API Commandment: Thou Shalt Not Forego Talking to a Person

Listening to an episode of Traffic and Weather yesterday, renewed a concept that John Sheehan(@johnsheehan), founder of Runscope made in an article he wrote for NextWeb back in March. In the post, John walks us through his “Three Commandments for Using Someone Else’s API”, which, after listening to him talk about his story on Episode 8 of Traffic and Weather, I couldn't stop thinking about commandment #2:

Thou Shalt Not Forego Talking to a Person

An open API is a great way to test drive an integration, but it does not absolve you from the responsibility of building a relationship with the provider. If you can’t reach someone, that should be all the reason you need not to use that API.

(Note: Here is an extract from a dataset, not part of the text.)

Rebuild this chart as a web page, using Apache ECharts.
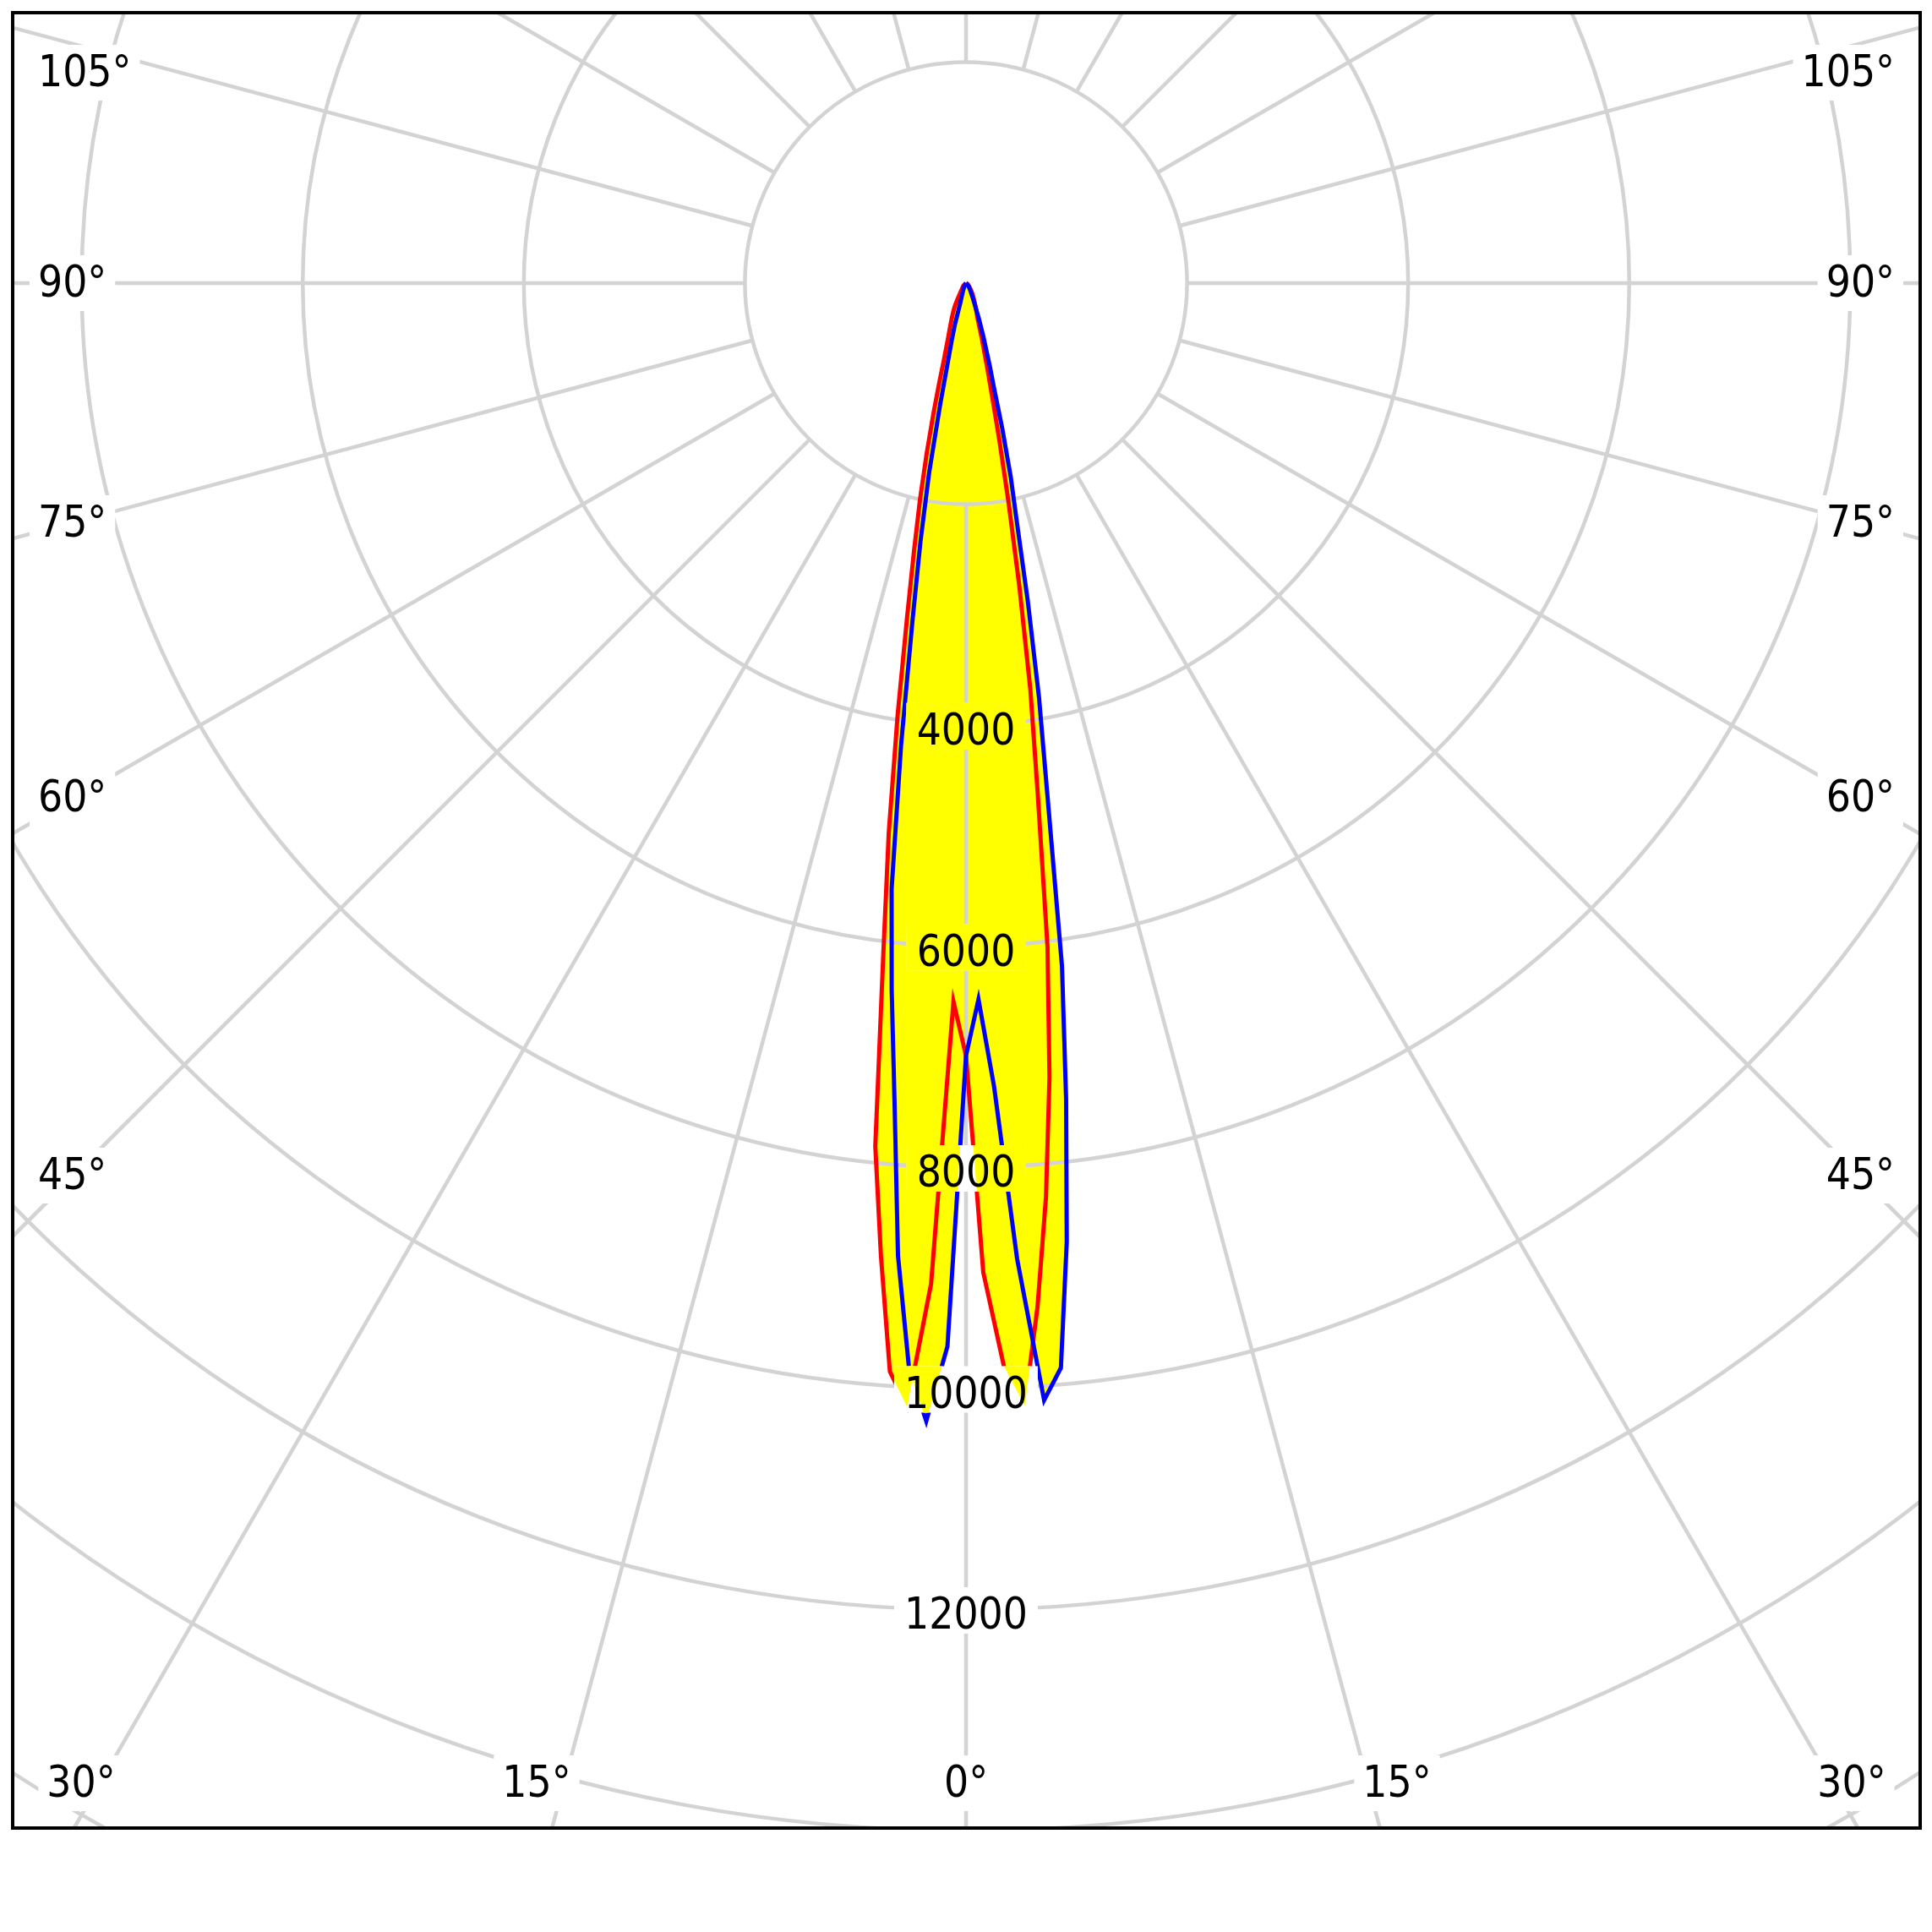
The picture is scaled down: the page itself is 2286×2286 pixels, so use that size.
<!DOCTYPE html>
<html><head><meta charset="utf-8">
<script src="https://cdn.jsdelivr.net/npm/echarts@6/dist/echarts.min.js"></script>
<style>html,body{margin:0;padding:0;background:#fff}#c{width:2286px;height:2286px}</style>
</head><body><div id="c"></div>
<script>
// ---------------- data ----------------
const angles = [-90,-60,-45,-35,-30,-28,-26,-25,-24,-22,-20,-18,-16,-15,-14,-13,-12,-11,-10,-9,-8,-7,-6,-5,-4,-3,-2,-1,
                0,1,2,3,4,5,6,7,8,9,10,11,12,13,14,15,16,18,20,22,25,30,35,45,60,90];
const redValues = [0,15,35,65,110,160,225,255,285,345,420,525,730,940,1220,1580,2000,2460,3070,3950,5020,6150,7850,8830,9870,10180,9060,6500,
                   6990,8950,9800,10170,9280,8300,7225,6050,4660,3720,2770,2010,1450,1050,810,630,520,345,280,230,180,120,80,40,15,0];
const blueValues = [0,5,10,20,30,35,42,46,50,62,85,120,190,390,530,720,1130,1750,2370,3100,4220,5520,6430,7420,8820,9835,10300,9620,
                    6990,6480,7270,8840,10130,9850,8720,7430,6240,4730,3800,2930,2220,1800,1360,970,780,510,340,220,140,80,50,25,10,0];
const ringLabels = [4000, 6000, 8000, 10000, 12000];
const leftAngleLabels = ['105°','90°','75°','60°','45°'];
const rightAngleLabels = ['105°','90°','75°','60°','45°'];
const bottomAngleLabels = ['30°','15°','0°','15°','30°'];

// ---------------- layout ----------------
const CX = 1143, CY = 335, PX_PER_CD = 0.1308, RMAX = 18000;
const R_OUT = RMAX * PX_PER_CD, R_IN = 2000 * PX_PER_CD;
const FONT_SIZE = 51;
const FONT_FAMILY = '"DejaVu Sans Condensed", "DejaVu Sans", sans-serif';
const FONT = FONT_SIZE + 'px ' + FONT_FAMILY;
const GRID = '#d3d3d3';
const GRID_W = 4.5, CURVE_W = 5;
const FRAME = {x: 15, y: 15, w: 2257, h: 2148};
const SIDE_Y = [84, 333, 617, 942, 1389];
const BOTTOM_X = [96, 635, 1143, 1653, 2191];
const BOTTOM_Y = 2108;
const LEFT_BOX_X = 35, RIGHT_BOX_X = 2252;
const TEXT_DY = 4.5;

const mctx = document.createElement('canvas').getContext('2d');
mctx.font = FONT;
const tw = t => mctx.measureText(t).width;

const redData = angles.map((a, i) => [redValues[i], a]);
const blueData = angles.map((a, i) => [blueValues[i], a]);

function ringLabel(params, api) {
  const v = api.value(0);
  const p = api.coord([v, 0]);
  const text = String(v);
  const bw = tw(text) + 24, bh = 55;
  const bx = p[0] - bw / 2, by = p[1] + 1 - bh / 2;
  const pts = vals => angles.map((a, i) => api.coord([vals[i], a]));
  return {
    type: 'group',
    children: [
      {type: 'rect', z2: 0, shape: {x: bx, y: by, width: bw, height: bh}, style: {fill: '#ffffff'}},
      {type: 'group', clipPath: {type: 'rect', shape: {x: bx, y: by, width: bw, height: bh}},
        children: [
          {type: 'polygon', z2: 1, shape: {points: pts(redValues)}, style: {fill: '#ffff00'}},
          {type: 'polygon', z2: 1, shape: {points: pts(blueValues)}, style: {fill: '#ffff00'}}
        ]},
      {type: 'text', z2: 2, style: {text: text, x: p[0], y: p[1] + 5 + TEXT_DY, fill: '#000', font: FONT,
        align: 'center', verticalAlign: 'middle'}}
    ]
  };
}

const graphics = [];
function addLabel(text, x, y, align) {
  const w = tw(text) + 20, h = 66;
  let bx;
  if (align === 'left') bx = x; else if (align === 'right') bx = x - w; else bx = x - w / 2;
  graphics.push({type: 'rect', z: 10, shape: {x: bx, y: y + 2 - h / 2, width: w, height: h}, style: {fill: '#fff'}});
  graphics.push({type: 'text', z: 11, style: {text: text, x: bx + w / 2, y: y + TEXT_DY, fill: '#000', font: FONT,
    align: 'center', verticalAlign: 'middle'}});
}
leftAngleLabels.forEach((t, i) => addLabel(t, LEFT_BOX_X, SIDE_Y[i], 'left'));
rightAngleLabels.forEach((t, i) => addLabel(t, RIGHT_BOX_X, SIDE_Y[i], 'right'));
bottomAngleLabels.forEach((t, i) => addLabel(t, BOTTOM_X[i], BOTTOM_Y, 'center'));
// white outside frame (clip) + frame
graphics.push({type: 'rect', z: 20, shape: {x: 0, y: 0, width: 2286, height: FRAME.y - 2}, style: {fill: '#fff'}});
graphics.push({type: 'rect', z: 20, shape: {x: 0, y: 0, width: FRAME.x - 2, height: 2286}, style: {fill: '#fff'}});
graphics.push({type: 'rect', z: 20, shape: {x: FRAME.x + FRAME.w + 2, y: 0, width: 100, height: 2286}, style: {fill: '#fff'}});
graphics.push({type: 'rect', z: 20, shape: {x: 0, y: FRAME.y + FRAME.h + 2, width: 2286, height: 200}, style: {fill: '#fff'}});
graphics.push({type: 'rect', z: 21, shape: {x: FRAME.x, y: FRAME.y, width: FRAME.w, height: FRAME.h},
  style: {fill: 'none', stroke: '#000', lineWidth: 4}});

const chart = echarts.init(document.getElementById('c'), null, {renderer: 'canvas', width: 2286, height: 2286});
chart.setOption({
  animation: false,
  backgroundColor: '#ffffff',
  polar: [{center: [CX, CY], radius: [R_IN, R_OUT]}, {center: [CX, CY], radius: [0, R_OUT]}],
  angleAxis: [
    {polarIndex: 0, type: 'value', min: -180, max: 180, interval: 15, startAngle: 90, clockwise: false, z: 2,
      axisLine: {show: false}, axisTick: {show: false}, axisLabel: {show: false},
      splitLine: {show: true, lineStyle: {color: GRID, width: GRID_W}}},
    {polarIndex: 1, type: 'value', min: -180, max: 180, interval: 15, startAngle: 90, clockwise: false, z: 2,
      axisLine: {show: false}, axisTick: {show: false}, axisLabel: {show: false}, splitLine: {show: false}}
  ],
  radiusAxis: [
    {polarIndex: 0, type: 'value', min: 2000, max: RMAX, show: false,
      axisLine: {show: false}, axisTick: {show: false}, axisLabel: {show: false}, splitLine: {show: false}},
    {polarIndex: 1, type: 'value', min: 0, max: RMAX, interval: 2000, z: 2,
      axisLine: {show: false}, axisTick: {show: false}, axisLabel: {show: false},
      splitLine: {show: true, lineStyle: {color: GRID, width: GRID_W}}}
  ],
  series: [
    {type: 'line', coordinateSystem: 'polar', polarIndex: 1, data: redData, z: 1, symbol: 'none', silent: true,
      lineStyle: {opacity: 0, width: 0}, areaStyle: {color: '#ffff00', opacity: 1}},
    {type: 'line', coordinateSystem: 'polar', polarIndex: 1, data: blueData, z: 1, symbol: 'none', silent: true,
      lineStyle: {opacity: 0, width: 0}, areaStyle: {color: '#ffff00', opacity: 1}},
    {type: 'line', coordinateSystem: 'polar', polarIndex: 1, data: redData, z: 3, symbol: 'none', silent: true,
      lineStyle: {color: '#ff0000', width: CURVE_W, join: 'miter', miterLimit: 10}},
    {type: 'line', coordinateSystem: 'polar', polarIndex: 1, data: blueData, z: 3, symbol: 'none', silent: true,
      lineStyle: {color: '#0000ff', width: CURVE_W, join: 'miter', miterLimit: 10}},
    {type: 'custom', coordinateSystem: 'polar', polarIndex: 1, data: ringLabels.map(v => [v, 0]), z: 4,
      silent: true, renderItem: ringLabel}
  ],
  graphic: {elements: graphics}
});
</script>
</body></html>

This commandment comes out of Johns unique experience which spans:

  • Twilio - Experience managing large, successful developer ecosystem
  • IFTTT - Experience being consumer of not just one, but many APIs
  • Runscope - Providing tools that make API developers lives easier

This experiences is what make John’s perspective unique. He doesn’t just understand delivering APIs and managing developers, he knows what it is like to be a developer and consumer of APIs. Which I think makes him either just the right balance or he’s his own worst enemy, not sure--could be both.

Anyways, regarding John’s commandment: Thou Shalt Not Forego Talking to a Person. In the past I have put a lot of pressure on API providers to consider different potential layers of their API ecosystem, and work hard to have a consistent approach to communicating, supporting and engaging with your developer ecosystem. While this all holds true, and API owners should focus on healthy developer outreach, it is a two sided coin, in which developers are accountable too.

The target audience for API Evangelist is API owners, so I guess my point is that as an API owner you have to craft a healthy communication and support framework, but also explain to developers when they sign up or are getting started, that while you’ll work to support them, it is up to them to step up and meet you halfway.

In the hype fueled tech blogosphere it's easy to take sides, rather than actually discuss the nuances of API ecosystems, and give sustainable advice--something that only comes from domain experts like John Sheehan.